Aim of the task>
Set down each line of the data below exactly as it stands, dropping the pictures.

Dataset excerpt>
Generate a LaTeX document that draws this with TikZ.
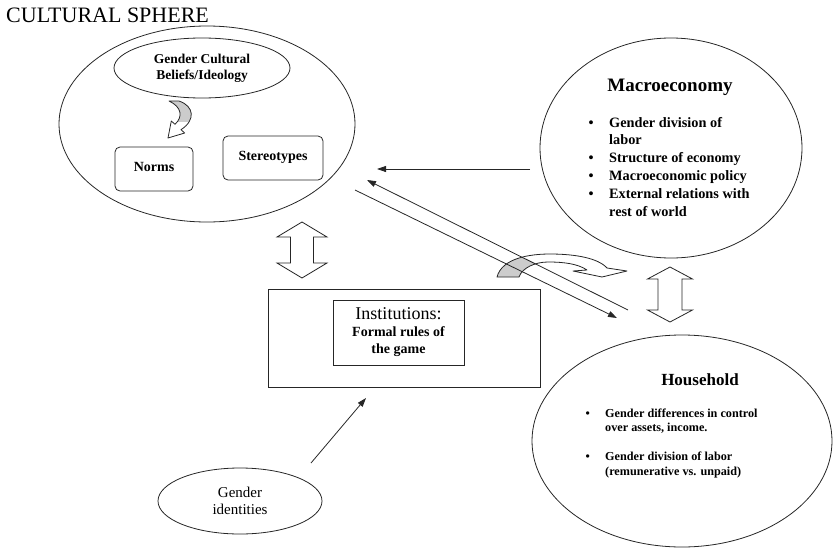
\documentclass[tikz,border=0pt]{standalone}
\usepackage{fontspec}
\setmainfont{Liberation Serif}
\usetikzlibrary{shapes.geometric,arrows.meta}
\newcommand\smallarrowpath{(169,101) -- (179,101) .. controls (194,106) and (196,120) .. (181,129.7) -- (184.7,133) -- (168,138) -- (171.3,121) -- (175,124.3) .. controls (183,117) and (182,107) .. cycle}
\newcommand\midarrowpath{(497,277) .. controls (502,258) and (530,254) .. (550,254) .. controls (575,254) and (598,258) .. (607,268) -- (627,271) -- (602,277) -- (573,271) -- (587,270) .. controls (578,264) and (565,262) .. (548,262) .. controls (535,262) and (522,268) .. (519,277) -- cycle}
\begin{document}
\begin{tikzpicture}[x=1pt,y=-1pt,
  ln/.style={line width=0.8pt, draw=black!85},
  oval/.style={ln, ellipse, inner sep=0pt},
  rbox/.style={ln, rounded corners=5pt, inner sep=0pt},
  sbox/.style={ln, inner sep=0pt},
  arr/.style={ln, -{Triangle[length=9pt,width=6pt]}},
  hollow/.style={ln, fill=white, line join=miter},
  bt/.style={font=\bfseries\fontsize{14}{17}\selectfont},
]
\useasboundingbox (0,0) rectangle (833,549);
\node[anchor=west, inner sep=0pt, font=\fontsize{22}{25}\selectfont] (title) at (6,15) {CULTURAL SPHERE};

% cultural sphere
\node[oval, minimum width=296pt, minimum height=196pt] (cult) at (207,124) {};
\node[oval, minimum width=176pt, minimum height=60pt, align=center, font=\bfseries\fontsize{13.5}{16}\selectfont] (beliefs) at (202,68) {Gender Cultural\\Beliefs/Ideology};
\node[rbox, bt, minimum width=78pt, minimum height=44pt] (norms) at (154,169) {\raisebox{5pt}{Norms}};
\node[rbox, bt, minimum width=100pt, minimum height=44pt] (stereo) at (273,158) {\raisebox{4pt}{Stereotypes}};

% small curved arrow
\fill[white] \smallarrowpath;
\begin{scope}
  \clip (0,0) rectangle (833,121);
  \fill[gray!40] \smallarrowpath;
\end{scope}
\draw[ln, line join=round] \smallarrowpath;

% left double arrow
\draw[hollow] (302,222) -- (327,237) -- (313.5,237) -- (313.5,263) -- (327,263) -- (302,278) -- (277,263) -- (290.5,263) -- (290.5,237) -- (277,237) -- cycle;

% institutions
\node[sbox, minimum width=272pt, minimum height=98pt] (inst) at (404,338) {};
\node[sbox, minimum width=131pt, minimum height=65pt, align=center, bt] (rules) at (398.5,332.5) {{\mdseries\fontsize{18}{18}\selectfont Institutions:}\\Formal rules of\\the game};

% gender identities
\node[oval, minimum width=164pt, minimum height=66pt, align=center, font=\fontsize{15}{17}\selectfont] (gid) at (240,501) {Gender\\identities};
\coordinate (gidA) at (311,463);
\coordinate (instA) at (366,398);
\draw[arr] (gidA) -- (instA);

% macroeconomy
\node[oval, minimum width=262pt, minimum height=220pt] (macro) at (671,148) {};
\node[font=\bfseries\fontsize{19}{22}\selectfont] (macrot) at (670,87) {Macroeconomy};
\node[anchor=north west, inner sep=0pt, font=\bfseries\fontsize{14.3}{17.8}\selectfont] (macrol) at (588.5,114.5) {%
\begin{tabular}{@{}l@{}l@{}}
\makebox[20.5pt][l]{•} & Gender division of\\
 & labor\\
\makebox[20.5pt][l]{•} & Structure of economy\\
\makebox[20.5pt][l]{•} & Macroeconomic policy\\
\makebox[20.5pt][l]{•} & External relations with\\
 & rest of world
\end{tabular}};

% household
\node[oval, minimum width=300pt, minimum height=212pt] (house) at (682,441) {};
\node[font=\bfseries\fontsize{17}{20}\selectfont] (houset) at (700,380) {Household};
\node[anchor=north west, inner sep=0pt, font=\bfseries\fontsize{12.2}{14.5}\selectfont] (housel) at (585.5,407) {%
\begin{tabular}{@{}l@{}l@{}}
\makebox[19.5pt][l]{•} & Gender differences in control\\
 & over assets, income.\\
 & \\
\makebox[19.5pt][l]{•} & Gender division of labor\\
 & (remunerative vs. unpaid)
\end{tabular}};

% right double arrow
\draw[hollow] (670,267) -- (692.5,279) -- (682,279) -- (682,310) -- (692.5,310) -- (670,322) -- (647.5,310) -- (658,310) -- (658,279) -- (647.5,279) -- cycle;

% middle curved arrow
\fill[white] \midarrowpath;
\begin{scope}
  \clip (300,146.6) -- (700,345.8) -- (700,549) -- (300,549) -- cycle;
  \fill[gray!40] \midarrowpath;
\end{scope}
\draw[ln, line join=round] \midarrowpath;

% connectors
\coordinate (macroW) at (530,169);
\coordinate (cultE) at (377,169);
\draw[arr] (macroW) -- (cultE);
\coordinate (houseNW) at (628,310);
\coordinate (cultSE) at (367,180);
\draw[arr] (houseNW) -- (cultSE);
\coordinate (cultSE2) at (355,190);
\coordinate (houseNW2) at (617,318);
\draw[arr] (cultSE2) -- (houseNW2);
\end{tikzpicture}
\end{document}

Output>
Generate a LaTeX document that draws this with TikZ.
\documentclass[tikz,border=0pt]{standalone}
\usepackage{fontspec}
\setmainfont{Liberation Serif}
\usetikzlibrary{shapes.geometric,arrows.meta}
\newcommand\smallarrowpath{(169,101) -- (179,101) .. controls (194,106) and (196,120) .. (181,129.7) -- (184.7,133) -- (168,138) -- (171.3,121) -- (175,124.3) .. controls (183,117) and (182,107) .. cycle}
\newcommand\midarrowpath{(497,277) .. controls (502,258) and (530,254) .. (550,254) .. controls (575,254) and (598,258) .. (607,268) -- (627,271) -- (602,277) -- (573,271) -- (587,270) .. controls (578,264) and (565,262) .. (548,262) .. controls (535,262) and (522,268) .. (519,277) -- cycle}
\begin{document}
\begin{tikzpicture}[x=1pt,y=-1pt,
  ln/.style={line width=0.8pt, draw=black!85},
  oval/.style={ln, ellipse, inner sep=0pt},
  rbox/.style={ln, rounded corners=5pt, inner sep=0pt},
  sbox/.style={ln, inner sep=0pt},
  arr/.style={ln, -{Triangle[length=9pt,width=6pt]}},
  hollow/.style={ln, fill=white, line join=miter},
  bt/.style={font=\bfseries\fontsize{14}{17}\selectfont},
]
\useasboundingbox (0,0) rectangle (833,549);
\node[anchor=west, inner sep=0pt, font=\fontsize{22}{25}\selectfont] (title) at (6,15) {CULTURAL SPHERE};

% cultural sphere
\node[oval, minimum width=296pt, minimum height=196pt] (cult) at (207,124) {};
\node[oval, minimum width=176pt, minimum height=60pt, align=center, font=\bfseries\fontsize{13.5}{16}\selectfont] (beliefs) at (202,68) {Gender Cultural\\Beliefs/Ideology};
\node[rbox, bt, minimum width=78pt, minimum height=44pt] (norms) at (154,169) {\raisebox{5pt}{Norms}};
\node[rbox, bt, minimum width=100pt, minimum height=44pt] (stereo) at (273,158) {\raisebox{4pt}{Stereotypes}};

% small curved arrow
\fill[white] \smallarrowpath;
\begin{scope}
  \clip (0,0) rectangle (833,121);
  \fill[gray!40] \smallarrowpath;
\end{scope}
\draw[ln, line join=round] \smallarrowpath;

% left double arrow
\draw[hollow] (302,222) -- (327,237) -- (313.5,237) -- (313.5,263) -- (327,263) -- (302,278) -- (277,263) -- (290.5,263) -- (290.5,237) -- (277,237) -- cycle;

% institutions
\node[sbox, minimum width=272pt, minimum height=98pt] (inst) at (404,338) {};
\node[sbox, minimum width=131pt, minimum height=65pt, align=center, bt] (rules) at (398.5,332.5) {{\mdseries\fontsize{18}{18}\selectfont Institutions:}\\Formal rules of\\the game};

% gender identities
\node[oval, minimum width=164pt, minimum height=66pt, align=center, font=\fontsize{15}{17}\selectfont] (gid) at (240,501) {Gender\\identities};
\coordinate (gidA) at (311,463);
\coordinate (instA) at (366,398);
\draw[arr] (gidA) -- (instA);

% macroeconomy
\node[oval, minimum width=262pt, minimum height=220pt] (macro) at (671,148) {};
\node[font=\bfseries\fontsize{19}{22}\selectfont] (macrot) at (670,87) {Macroeconomy};
\node[anchor=north west, inner sep=0pt, font=\bfseries\fontsize{14.3}{17.8}\selectfont] (macrol) at (588.5,114.5) {%
\begin{tabular}{@{}l@{}l@{}}
\makebox[20.5pt][l]{•} & Gender division of\\
 & labor\\
\makebox[20.5pt][l]{•} & Structure of economy\\
\makebox[20.5pt][l]{•} & Macroeconomic policy\\
\makebox[20.5pt][l]{•} & External relations with\\
 & rest of world
\end{tabular}};

% household
\node[oval, minimum width=300pt, minimum height=212pt] (house) at (682,441) {};
\node[font=\bfseries\fontsize{17}{20}\selectfont] (houset) at (700,380) {Household};
\node[anchor=north west, inner sep=0pt, font=\bfseries\fontsize{12.2}{14.5}\selectfont] (housel) at (585.5,407) {%
\begin{tabular}{@{}l@{}l@{}}
\makebox[19.5pt][l]{•} & Gender differences in control\\
 & over assets, income.\\
 & \\
\makebox[19.5pt][l]{•} & Gender division of labor\\
 & (remunerative vs. unpaid)
\end{tabular}};

% right double arrow
\draw[hollow] (670,267) -- (692.5,279) -- (682,279) -- (682,310) -- (692.5,310) -- (670,322) -- (647.5,310) -- (658,310) -- (658,279) -- (647.5,279) -- cycle;

% middle curved arrow
\fill[white] \midarrowpath;
\begin{scope}
  \clip (300,146.6) -- (700,345.8) -- (700,549) -- (300,549) -- cycle;
  \fill[gray!40] \midarrowpath;
\end{scope}
\draw[ln, line join=round] \midarrowpath;

% connectors
\coordinate (macroW) at (530,169);
\coordinate (cultE) at (377,169);
\draw[arr] (macroW) -- (cultE);
\coordinate (houseNW) at (628,310);
\coordinate (cultSE) at (367,180);
\draw[arr] (houseNW) -- (cultSE);
\coordinate (cultSE2) at (355,190);
\coordinate (houseNW2) at (617,318);
\draw[arr] (cultSE2) -- (houseNW2);
\end{tikzpicture}
\end{document}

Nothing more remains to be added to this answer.